In scripture we see that angels have three broad functions. First, angels were messengers of divine revelation. Secondly, they have guarded against access to God. Thirdly, angels worship in the presence of God.
These three things regarding angels can help us draw three applications to consider about this part of the text. First, angels, which the very word means ‘messengers’, were often used by God to bring a message to His people. We just celebrated Christmas and were reminded of the important role that the angels played in announcing the birth of Jesus.
Now, after the coming of Jesus Christ, angels do not bring us any new messages that we are to hear. It is through Christ alone that God has now spoken (Hebrews 1:1-2- “Long ago, at many times and in many ways, God spoke to our fathers by the prophets, but in these last days He has spoken to us by His Son, whom He appointed the heir of all things...”).
We have now come to the angels (12:22) in heaven and they are no longer coming to us with any new messages and proclamations. There is now no need for any other further revelations from them. There is no need for a new message to tell us how to have access to God. Now ‘Jesus is the mediator of a new covenant and we have come to the sprinkled blood that speaks a better word than the blood of Abel.’ (12:24) If anyone says that they received a message from an angel we can be sure that they are deceived and that their message is false.

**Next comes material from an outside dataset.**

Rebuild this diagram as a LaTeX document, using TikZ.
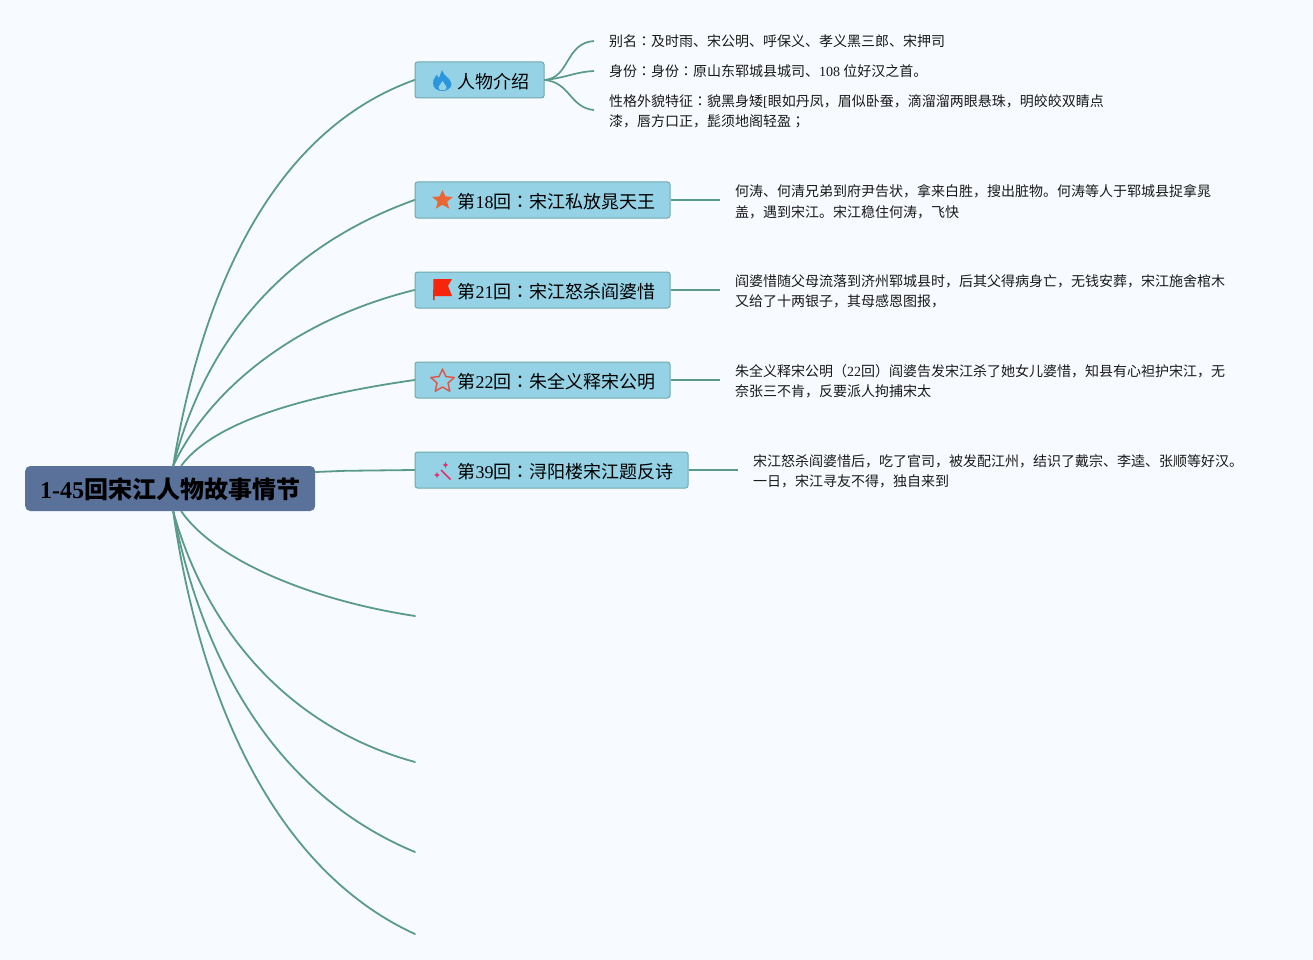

Paul said to the Galatians in Galatians 1:6-9, “I am astonished that you are so quickly deserting Him who called you in the grace of Christ and are turning to a different gospel- not that there is another one, but there are some who trouble you and want to distort the gospel of Christ. But even if we or an angel from heaven should preach to you a gospel contrary to the one we preached to you, let him be accursed. As we have said before, so now I say again: If anyone is preaching to you a gospel contrary to the one your received, let him be accursed.”
Second, angels guarded access to the LORD. Angels are first mentioned when they placed in the garden of Eden to keep Adam and Eve from returning to the Tree of Life (Genesis 3:24). We also see angels in this role as the Tabernacle was constructed. Depictions of the Cherubim were woven into the curtain that separated the Holy Place from the Most Holy Place (Ex. 26:31). Even inside of the Most Holy Place there were the two Cherubim who were looking over the Ark of the Covenant and the Mercy Seat. They guarded it and kept sinners from coming before the LORD.
Therefore, when we see that we have come to this innumerable company of angels in festal clothing we are reminded that we now have access to God just like these angels who did not sin like Satan and the other angels. We are no longer kept out of God’s presence but we now have access and the angels are wearing festal clothing and not armor to block our way.
Thirdly, we see in Scripture that angels are worshipers of God (Is. 6). The nearest attendants to God in the Throne room are these angels. Therefore, when we read that we have come to this great company of angels in festal clothing we can know that we are accepted before God and can worship Him. When the Psalmist said, “When shall I come and appear before God?” The author of Hebrews would say, “Through Christ we can now appear before God because of His blood that speaks a better word than Able.” We have not come to earthly Jerusalem; rather, we have now come to heavenly Zion and to innumerable angels in festal gathering.
I said previously. "As we come into a new year perhaps we can determine to lead ourselves and others to live joyful lives of true worship of God ‘with glad shouts and songs of praise, a multitude keeping festival.’" Let us then consider the words of Hebrews 12:22-24 so that we can endure strong until the end. Let us say with the Psalmist, "I will hope in God; for I shall again praise Him, my salvation and my God."